Isotherms of carbon dioxide at various temperatures are represented in Fig. 5.5. Answer the following questions based on this figure.

(i) In which state will CO₂ exist between the points a and b at temperature T₁?

(ii) At what point will CO₂ start be liquefying when temperature is T₁?

(iii) At what point will CO₂ be completely liquefied when temperature is T₂.

(iv) Will condensation take place when the temperature is T₃.

(v) What portion of the isotherm at T₁represent liquid and gaseous CO₂ at equilibrium?

(i) CO₂ exists as in the gaseous state between the points ‘a’ and ‘b ’at temperature T₁ because from point ‘a’ to ‘b’ volume starts decreasing and the pressure increases and the gaseous molecules start to come closer but exists in the gaseous state only.

(ii) At the temperature T₁ CO₂ starts liquefying at the point ‘b’. Because at point ‘b’ the liquefication has just started or commences.

(iii) At the temperature T_2, CO₂ will be completely liquefied at the point ‘g’. Because in the curve at the temperature T₂ point ‘f’ to ‘g’ represents the phase where the gas is being converted to liquid and at point ‘g’ all the gas has being converted to liquid.

(iv)As stated in the graph T₃ > T_C > T₂ > T₁. Temperature T₃ > T_C i.e. the critical temperature so condensation will not take place when the temperature is T₃. Because critical temperature is the temperature of a gas above which gas cannot be liquified howsoever high pressure is applied and T₃ is greater than T_C.

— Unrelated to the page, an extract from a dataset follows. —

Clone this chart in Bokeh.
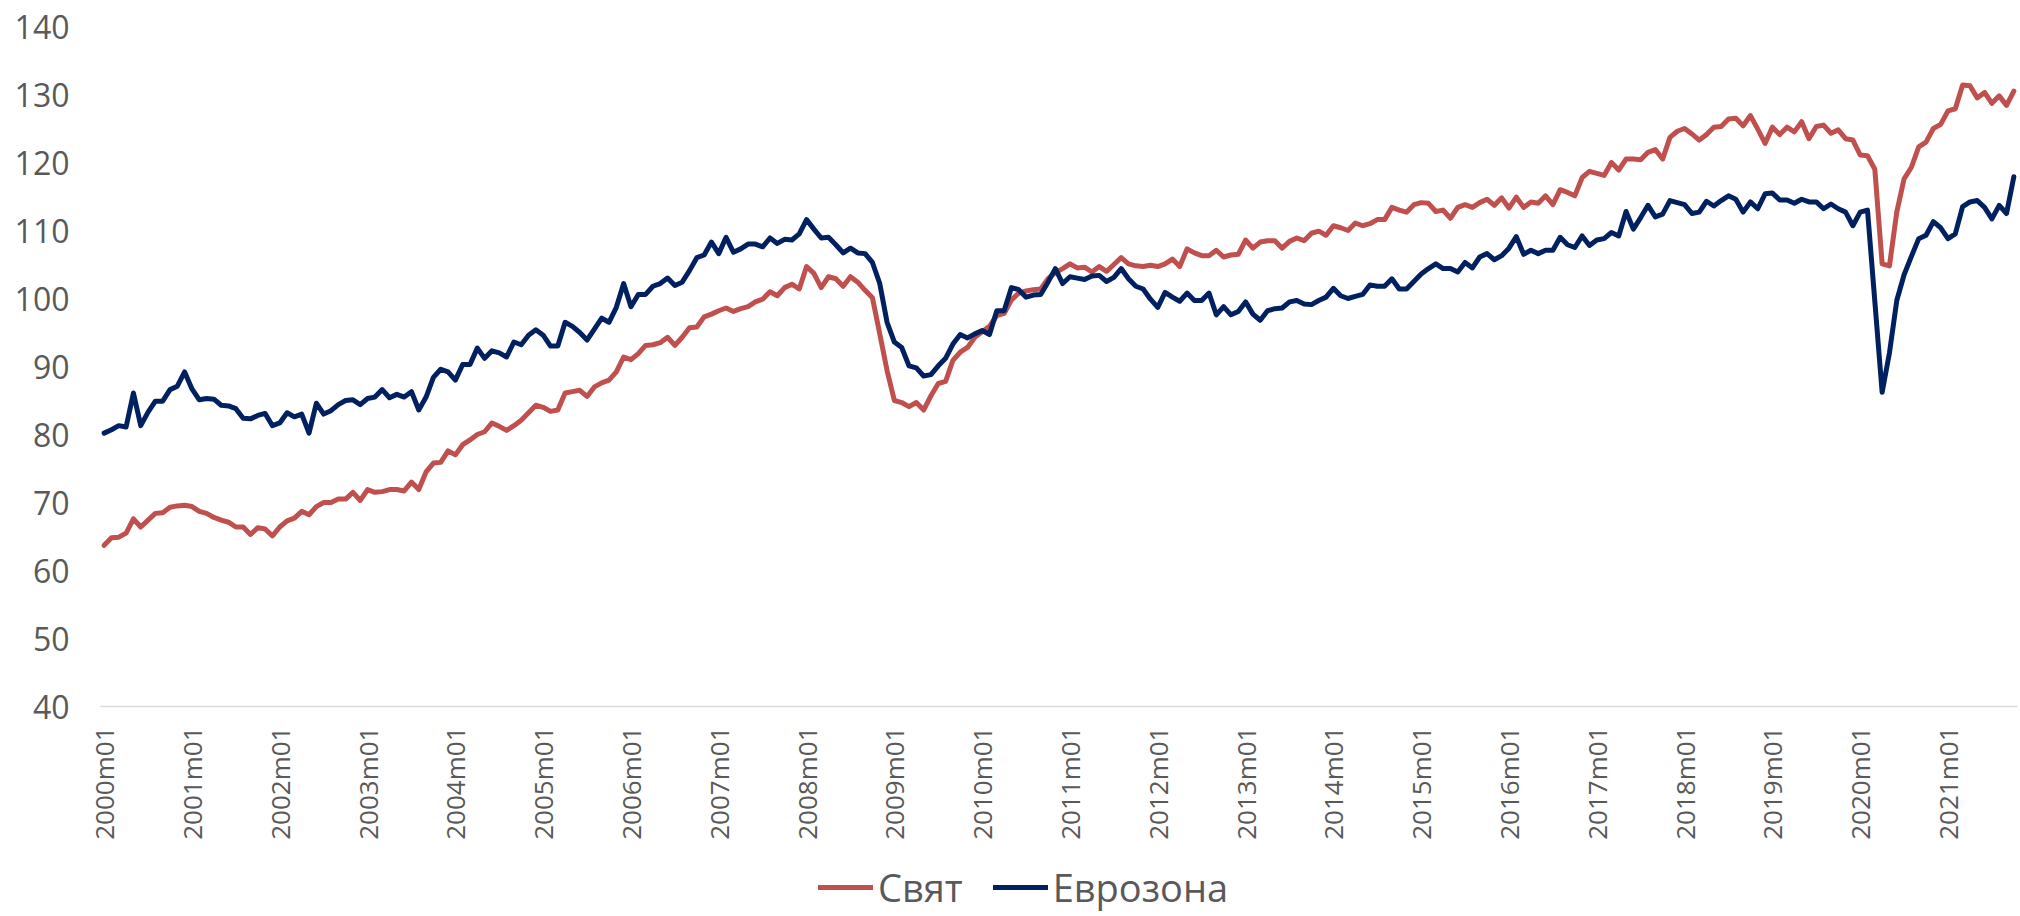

(v)At the temperature T₁ curve the equilibrium of liquid and gaseous state of CO₂ is represented between the point’s ‘b’ and ‘c’. Because between the points ‘b’ and ‘c’ the pressure being constant volume of gas decreases till point ‘c’ so between these points CO₂ gas partially exists as in liquid and in gaseous state i.e. existing in equilibrium.